You're in my light (Newman Passage, London).
You’re in my light (Newman Passage, London). Flickr/Matt Brown/CC-BY-2.0

Perhaps you’ve heard the term spite house,” or a building erected on a small slice of land after a dispute between neighbors. These inconvenient, often scarcely usable homes are explicitly designed for revenge, sometimes by blocking a hated neighbor’s view. Infamous examples include the 10-foot-wide Alameda Spite House and the sliver-thin house in Beirut, Lebanon, known only as “The Grudge.” Fortunately for some property owners in England, no window-blocking buildings should be built any time soon, thanks to a property law that’s been around, in some form, since 1663.

The “Right to Light” is a stipulation that falls under the Ancient Lights law, which gives long-standing property owners the right to receive adequate and unobstructed daylight through their building’s windows. A person was historically entitled to this if natural light and air had passed freely through their windows for a certain amount of time. In a British law dictionary written by John Bouvier in 1856, he described the Ancient Lights law as applying to “windows which have been opened for twenty years or more, and enjoyed without molestation by the owner of the house.” If a neighbor attempted to infringe upon this by building a structure or planting trees, the owner had the power to sue them for “nuisance” and walk away with a check (and, ideally, a restored view).

This law led to the careful placement of “Ancient Lights” signs under windows that were protected by the ordinance. And today these signs are still found on buildings around London and other English counties, such as Dorset and Kent. Curious explorers have even created a map of where these antiques are located; popular ones include those underneath the back windows of homes on Albemarle Way, a seemingly misplaced one in a dead-end alleyway in London’s Chinatown, and a large, boldly printed sign in Newman Passage.

"Ancient Lights" signs below windows in Clerkenwell, London.
“Ancient Lights” signs below windows in Clerkenwell, London. Mike Newman/(CC BY-SA 2.5)

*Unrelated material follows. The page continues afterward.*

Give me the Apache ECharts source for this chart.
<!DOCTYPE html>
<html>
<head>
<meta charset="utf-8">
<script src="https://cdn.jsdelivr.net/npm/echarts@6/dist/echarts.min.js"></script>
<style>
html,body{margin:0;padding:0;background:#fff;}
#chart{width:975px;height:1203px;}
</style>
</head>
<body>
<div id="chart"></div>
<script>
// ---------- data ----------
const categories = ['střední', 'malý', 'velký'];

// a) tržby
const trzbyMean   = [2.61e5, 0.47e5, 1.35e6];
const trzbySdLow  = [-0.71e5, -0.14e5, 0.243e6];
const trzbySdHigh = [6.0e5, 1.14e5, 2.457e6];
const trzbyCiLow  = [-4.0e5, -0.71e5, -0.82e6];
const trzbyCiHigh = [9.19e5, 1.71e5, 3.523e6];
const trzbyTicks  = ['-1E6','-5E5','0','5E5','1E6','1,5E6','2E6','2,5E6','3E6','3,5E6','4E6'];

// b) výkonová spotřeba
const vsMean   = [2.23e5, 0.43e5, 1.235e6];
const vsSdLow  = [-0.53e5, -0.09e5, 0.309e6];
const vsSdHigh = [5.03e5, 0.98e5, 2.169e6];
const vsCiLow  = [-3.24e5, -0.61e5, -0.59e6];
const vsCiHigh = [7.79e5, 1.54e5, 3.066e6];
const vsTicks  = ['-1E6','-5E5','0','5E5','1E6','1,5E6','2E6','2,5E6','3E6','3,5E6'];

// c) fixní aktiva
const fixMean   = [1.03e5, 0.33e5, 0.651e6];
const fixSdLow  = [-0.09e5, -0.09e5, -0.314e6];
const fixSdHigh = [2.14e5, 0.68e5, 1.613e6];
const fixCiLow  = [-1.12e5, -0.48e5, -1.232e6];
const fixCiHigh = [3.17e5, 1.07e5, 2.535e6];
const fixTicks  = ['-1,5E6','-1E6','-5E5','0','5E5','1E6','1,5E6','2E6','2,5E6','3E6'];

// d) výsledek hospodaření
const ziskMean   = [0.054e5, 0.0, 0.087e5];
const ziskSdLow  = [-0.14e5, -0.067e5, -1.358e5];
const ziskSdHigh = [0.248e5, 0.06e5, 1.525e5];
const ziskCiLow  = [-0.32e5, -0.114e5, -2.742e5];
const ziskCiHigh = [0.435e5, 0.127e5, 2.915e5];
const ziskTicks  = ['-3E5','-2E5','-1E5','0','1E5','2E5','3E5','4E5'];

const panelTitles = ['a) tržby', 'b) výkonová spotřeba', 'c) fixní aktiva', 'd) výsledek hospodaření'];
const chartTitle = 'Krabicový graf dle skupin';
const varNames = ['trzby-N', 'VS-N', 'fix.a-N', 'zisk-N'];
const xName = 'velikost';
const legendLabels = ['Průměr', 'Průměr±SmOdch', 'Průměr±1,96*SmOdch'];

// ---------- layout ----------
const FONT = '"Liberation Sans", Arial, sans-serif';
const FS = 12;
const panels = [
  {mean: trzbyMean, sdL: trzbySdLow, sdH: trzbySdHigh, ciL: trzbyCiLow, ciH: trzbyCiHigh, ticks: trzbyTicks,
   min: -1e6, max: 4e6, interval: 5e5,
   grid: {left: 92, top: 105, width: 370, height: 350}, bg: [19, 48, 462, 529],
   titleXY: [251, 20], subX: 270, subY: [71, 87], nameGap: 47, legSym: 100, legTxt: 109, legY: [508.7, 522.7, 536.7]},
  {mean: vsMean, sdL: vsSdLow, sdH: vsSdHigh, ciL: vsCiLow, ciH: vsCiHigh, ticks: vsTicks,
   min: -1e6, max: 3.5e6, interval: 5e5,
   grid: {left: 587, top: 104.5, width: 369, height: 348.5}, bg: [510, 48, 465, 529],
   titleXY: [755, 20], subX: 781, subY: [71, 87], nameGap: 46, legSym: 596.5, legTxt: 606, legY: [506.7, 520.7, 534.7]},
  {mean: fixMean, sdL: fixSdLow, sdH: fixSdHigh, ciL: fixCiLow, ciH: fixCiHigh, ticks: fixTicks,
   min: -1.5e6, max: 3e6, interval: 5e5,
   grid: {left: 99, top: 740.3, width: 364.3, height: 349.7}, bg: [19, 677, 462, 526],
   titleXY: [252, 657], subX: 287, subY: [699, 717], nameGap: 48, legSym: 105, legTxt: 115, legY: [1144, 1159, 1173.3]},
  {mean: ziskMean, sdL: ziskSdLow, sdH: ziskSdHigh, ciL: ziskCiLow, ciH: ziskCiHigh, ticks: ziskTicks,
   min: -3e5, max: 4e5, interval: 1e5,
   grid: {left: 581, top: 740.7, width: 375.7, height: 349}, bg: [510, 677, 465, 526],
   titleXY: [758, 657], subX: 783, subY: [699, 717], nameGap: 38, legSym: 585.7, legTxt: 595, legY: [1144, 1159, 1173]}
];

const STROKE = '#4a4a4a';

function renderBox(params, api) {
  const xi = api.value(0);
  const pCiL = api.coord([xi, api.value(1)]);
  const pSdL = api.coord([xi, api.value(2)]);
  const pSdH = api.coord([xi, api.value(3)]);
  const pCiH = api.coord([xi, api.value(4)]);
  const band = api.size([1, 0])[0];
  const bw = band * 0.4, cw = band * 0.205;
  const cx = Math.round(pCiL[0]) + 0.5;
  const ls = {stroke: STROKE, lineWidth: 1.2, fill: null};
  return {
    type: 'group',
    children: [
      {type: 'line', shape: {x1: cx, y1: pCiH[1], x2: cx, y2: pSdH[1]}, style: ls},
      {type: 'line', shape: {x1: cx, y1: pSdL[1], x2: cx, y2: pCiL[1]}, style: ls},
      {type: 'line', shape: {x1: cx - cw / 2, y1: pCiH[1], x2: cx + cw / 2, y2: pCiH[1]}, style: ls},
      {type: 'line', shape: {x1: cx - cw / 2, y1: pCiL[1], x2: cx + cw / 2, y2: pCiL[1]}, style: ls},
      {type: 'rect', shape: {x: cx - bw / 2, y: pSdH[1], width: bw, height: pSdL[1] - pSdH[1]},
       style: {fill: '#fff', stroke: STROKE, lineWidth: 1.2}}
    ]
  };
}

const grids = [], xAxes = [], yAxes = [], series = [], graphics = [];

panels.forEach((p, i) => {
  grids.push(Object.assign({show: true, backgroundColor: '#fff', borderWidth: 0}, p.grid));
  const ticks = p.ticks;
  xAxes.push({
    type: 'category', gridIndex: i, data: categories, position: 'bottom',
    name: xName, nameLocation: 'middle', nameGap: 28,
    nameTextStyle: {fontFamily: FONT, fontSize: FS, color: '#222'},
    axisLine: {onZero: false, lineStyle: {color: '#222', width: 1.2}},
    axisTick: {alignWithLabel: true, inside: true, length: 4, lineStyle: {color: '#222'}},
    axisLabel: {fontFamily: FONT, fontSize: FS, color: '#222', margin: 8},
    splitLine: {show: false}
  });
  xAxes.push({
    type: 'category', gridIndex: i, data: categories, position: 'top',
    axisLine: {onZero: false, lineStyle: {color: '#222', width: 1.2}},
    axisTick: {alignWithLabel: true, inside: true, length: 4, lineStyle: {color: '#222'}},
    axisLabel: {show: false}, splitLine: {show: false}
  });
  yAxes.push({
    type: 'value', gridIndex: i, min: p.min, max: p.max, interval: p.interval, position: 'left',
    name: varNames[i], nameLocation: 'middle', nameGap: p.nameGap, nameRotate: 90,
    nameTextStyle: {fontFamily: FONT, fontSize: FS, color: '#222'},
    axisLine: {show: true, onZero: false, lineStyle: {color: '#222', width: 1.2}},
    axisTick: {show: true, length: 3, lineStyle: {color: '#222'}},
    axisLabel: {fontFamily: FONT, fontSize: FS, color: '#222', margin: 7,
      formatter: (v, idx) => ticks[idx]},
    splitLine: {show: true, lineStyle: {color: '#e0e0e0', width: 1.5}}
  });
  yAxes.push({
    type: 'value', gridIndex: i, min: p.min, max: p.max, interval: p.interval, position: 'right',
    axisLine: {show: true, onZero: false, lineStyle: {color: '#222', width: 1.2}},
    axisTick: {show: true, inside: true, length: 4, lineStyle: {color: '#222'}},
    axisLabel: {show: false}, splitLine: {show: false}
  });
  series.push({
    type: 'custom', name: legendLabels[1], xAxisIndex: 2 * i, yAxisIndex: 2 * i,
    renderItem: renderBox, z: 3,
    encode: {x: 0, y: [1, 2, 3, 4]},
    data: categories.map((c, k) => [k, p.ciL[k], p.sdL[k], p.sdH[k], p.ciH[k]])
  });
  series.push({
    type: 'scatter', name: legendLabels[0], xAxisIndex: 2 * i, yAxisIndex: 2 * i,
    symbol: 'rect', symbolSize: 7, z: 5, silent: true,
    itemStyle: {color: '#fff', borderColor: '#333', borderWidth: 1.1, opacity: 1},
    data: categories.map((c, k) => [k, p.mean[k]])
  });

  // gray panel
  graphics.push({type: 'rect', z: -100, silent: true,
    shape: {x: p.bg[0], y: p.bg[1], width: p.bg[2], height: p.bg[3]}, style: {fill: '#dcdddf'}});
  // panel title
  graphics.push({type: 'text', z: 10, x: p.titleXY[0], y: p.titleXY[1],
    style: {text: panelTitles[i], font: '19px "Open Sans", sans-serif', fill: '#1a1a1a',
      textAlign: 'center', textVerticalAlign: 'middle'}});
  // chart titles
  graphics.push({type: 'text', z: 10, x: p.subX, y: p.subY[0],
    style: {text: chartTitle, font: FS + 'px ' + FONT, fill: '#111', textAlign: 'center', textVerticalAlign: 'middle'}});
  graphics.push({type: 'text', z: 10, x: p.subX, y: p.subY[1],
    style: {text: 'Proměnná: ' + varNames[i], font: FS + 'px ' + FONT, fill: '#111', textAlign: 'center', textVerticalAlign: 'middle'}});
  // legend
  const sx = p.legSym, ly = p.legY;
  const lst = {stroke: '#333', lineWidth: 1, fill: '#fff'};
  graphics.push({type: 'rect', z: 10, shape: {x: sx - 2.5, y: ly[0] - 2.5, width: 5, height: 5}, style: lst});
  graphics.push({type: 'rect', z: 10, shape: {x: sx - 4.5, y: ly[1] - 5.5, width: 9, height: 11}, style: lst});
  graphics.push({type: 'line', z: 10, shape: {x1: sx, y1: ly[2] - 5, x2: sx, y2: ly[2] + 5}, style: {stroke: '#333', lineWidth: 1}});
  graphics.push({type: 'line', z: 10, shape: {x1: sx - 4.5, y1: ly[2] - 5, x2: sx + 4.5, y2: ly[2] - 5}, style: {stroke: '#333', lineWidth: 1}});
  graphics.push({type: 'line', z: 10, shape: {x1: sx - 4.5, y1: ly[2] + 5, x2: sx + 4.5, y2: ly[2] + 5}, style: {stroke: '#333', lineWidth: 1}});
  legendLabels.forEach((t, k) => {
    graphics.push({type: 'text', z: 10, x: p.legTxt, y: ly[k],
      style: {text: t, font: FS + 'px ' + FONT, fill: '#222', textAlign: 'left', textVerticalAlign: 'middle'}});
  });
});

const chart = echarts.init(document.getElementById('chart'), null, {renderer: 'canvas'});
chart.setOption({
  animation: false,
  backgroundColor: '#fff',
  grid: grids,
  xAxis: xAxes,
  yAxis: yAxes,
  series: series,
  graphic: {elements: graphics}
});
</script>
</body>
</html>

How much natural light is a person entitled to? Well, that’s where this law gets a little … shady. A building owner’s windows don’t even have to be completely blocked by a neighboring obstruction for the “Right to Light” to be invoked. It simply insists that the same level of illumination the owner has experienced for twenty years must be maintained, which is decidedly vague. A famous 1904 legal case, Colls v. Home & Colonial Stores Ltd, determined that Colls, the owner of a nearby building, was entitled to “sufficient light according to the ordinary notions of mankind” (yeah, that’s clearer) after he argued that his ground floor office would suffer from the loss of sunlight if the store was built. Colls won the case thanks to the “expert witnesses” the court deferred to.

Percy Waldram, one of these Ancient Lights experts, proposed a method in the 1920s that would, ideally, standardize the sufficient amount of light people could claim. He suggested that “ordinary people” required one foot-candle (a measure of light intensity) for reading and other work. While this quasi-arbitrary method is still in use today, it’s met with skepticism.

Though this 17th-century urban planning law has been through changes since it was first inked (the language England uses today is based more closely on the Prescription Act of 1832), the power that property owners have to demand ample daylight is still a relevant debate. The Ancient Lights doctrine hasn’t caught on in the United States, since restricting building construction threatens new commercial and residential development projects, thus limiting urban growth—at the cost, perhaps, of some daylight.